At this moment of the lockdown, this was not possible. Therefore, there was no dependable income for the family at that particular time. Both public and private transport were restricted apart from trucks that carried food items and other merchandise to use in particular areas such as construction, essential commodities and many others.
Even such trucks were prohibited from carrying passengers beyond the number permitted by government. Life became so terrible not only Mark’s family but also in other families having similar mode of work for survival. Thank God that Mark’s father managed to travel to the villages where he got casual work from which he was paid wages. He immediately got a job because farmers worked and produced food items for consumption. The only problem was how to reach there.
This action saved a lot the wellbeing of Mark’s family because the father was now able to send some money to support the family. In the same period, MEM donated funds to support some children in this period from their sponsors. This gesture was welcomed with open hands particularly by the children themselves and the families they belong.

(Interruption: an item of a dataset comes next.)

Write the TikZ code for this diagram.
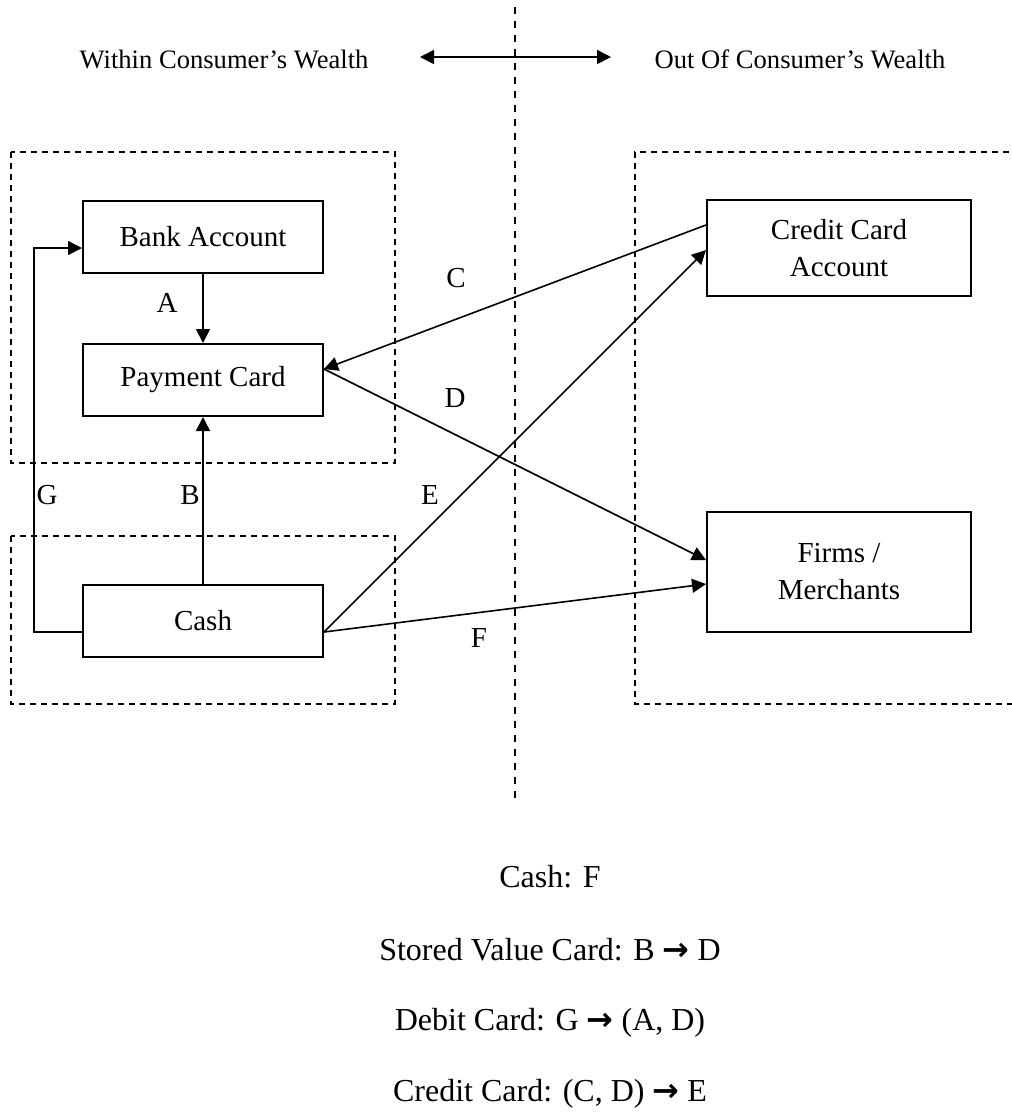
\documentclass[tikz,border=0pt]{standalone}
\usepackage{fontspec}
\setmainfont{Liberation Serif}
\newfontfamily\arrowfont{DejaVu Sans}
\usetikzlibrary{arrows.meta,positioning}

\newcommand{\boxfont}{\fontsize{14.5}{18.5}\selectfont}
\newcommand{\headfont}{\fontsize{13.3}{16}\selectfont}
\newcommand{\notefont}{\fontsize{16}{19}\selectfont}
\newcommand{\thento}{{\arrowfont\bfseries →}}

\begin{document}
\begin{tikzpicture}[x=0.5pt,y=-0.5pt,on grid,>={Triangle[length=7pt,width=7pt]},
    box/.style={draw,line width=1pt,minimum width=120pt,minimum height=36pt,align=center,font=\boxfont},
    region/.style={draw,line width=0.75pt,dash pattern=on 3pt off 2.5pt},
    divider/.style={line width=0.7pt,dash pattern=on 3.5pt off 3.5pt},
    flow/.style={line width=0.8pt},
    tag/.style={font=\boxfont}]
    \useasboundingbox (0,0) rectangle (1012,1116);
    % regions
    \draw[region] (11,152) rectangle (395,463);
    \draw[region] (11,536) rectangle (395,704);
    \draw[region] (1020,152) -| (635,704) -- (1020,704);
    % divider
    \coordinate (div_top) at (515,7);
    \coordinate (div_bot) at (515,798);
    \draw[divider] (div_top) -- (div_bot);
    % header
    \node[font=\headfont] (within) at (224,59) {Within Consumer’s Wealth};
    \node[font=\headfont] (outof) at (800,59) {Out Of Consumer’s Wealth};
    \coordinate (hd_l) at (420,57);
    \coordinate (hd_r) at (611,57);
    \draw[<->,flow] (hd_l) -- (hd_r);
    % boxes
    \node[box] (bank) at (203,236.5) {Bank Account};
    \node[box] (pay) [below=71.75pt of bank] {Payment Card};
    \node[box] (cash) [below=120.25pt of pay] {Cash};
    \node[box,minimum width=132pt,minimum height=48pt] (cca) at (839,248) {Credit Card\\Account};
    \node[box,minimum width=132pt,minimum height=60pt] (firms) [below=162pt of cca] {Firms /\\Merchants};
    \path[->,flow]
    (bank) edge (pay)
    (cash) edge (pay)
    ([yshift=11.5pt]cca.west) edge ([yshift=5.5pt]pay.east)
    ([yshift=5.5pt]pay.east) edge ([yshift=6pt]firms.west)
    ([yshift=-5.75pt]cash.east) edge ([yshift=-1pt]cca.west)
    ([yshift=-5.75pt]cash.east) edge ([yshift=-6pt]firms.west)
    ; %end path
    \draw[->,flow] ([yshift=-5.75pt]cash.west) -- ++(-24pt,0) |- ([yshift=-5.75pt]bank.west);
    % labels
    \node[tag] (lbl_a) at (167,303) {A};
    \node[tag] (lbl_b) at (190,495) {B};
    \node[tag] (lbl_c) at (456,278) {C};
    \node[tag] (lbl_d) at (455,398) {D};
    \node[tag] (lbl_e) at (430,495) {E};
    \node[tag] (lbl_f) at (479,638) {F};
    \node[tag] (lbl_g) at (47,495) {G};
    % notes
    \node[font=\notefont] (n_cash) at (550,877) {Cash: F};
    \node[font=\notefont] (n_stored) at (550,950) {Stored Value Card: B \thento{} D};
    \node[font=\notefont] (n_debit) at (550,1023) {Debit Card: G \thento{} (A, D)};
    \node[font=\notefont] (n_credit) at (550,1094) {Credit Card: (C, D) \thento{} E};
\end{tikzpicture}
\end{document}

Mark was lucky that he was among the children who received these specific donations. UCC contacted him to pass the news, after receiving it, he was very happy and sought the need to come immediately to the Centre. However, due to transport restrictions, he was unable to be brought and some other time was arranged.
UCC is grateful to Mark’s father who beat all odds to bring Mark to the Centre to receive his donation. Mark was received by UCC social worker, Violet, who did the official hand over of the
funds to Mark. Mark thanked UCC and MEM for enabling him get the money in the lockdown.
He promised to write a thank you letter expressing how happy he was feeling and to promise to be a good boy in behaviors and school performance. He said he would give some money to his
mother to help her settle some demands in the home because everyday he sees her struggling to keep him and his siblings happy.
The remaining money he would use it to buy a bicycle because that had been his longtime dream since he was a small boy. He confessed that he always admired children riding bicycles around his village. Therefore, this was a dream that came true. He promised to use it when going to the market, church and school if the father allowed him.
UCC joins Mark and his family to thank MEM and the sponsors for the generosity manifested through giving and sponsoring the vulnerable children to useful citizens of the country that will drastically contribute to community and national development.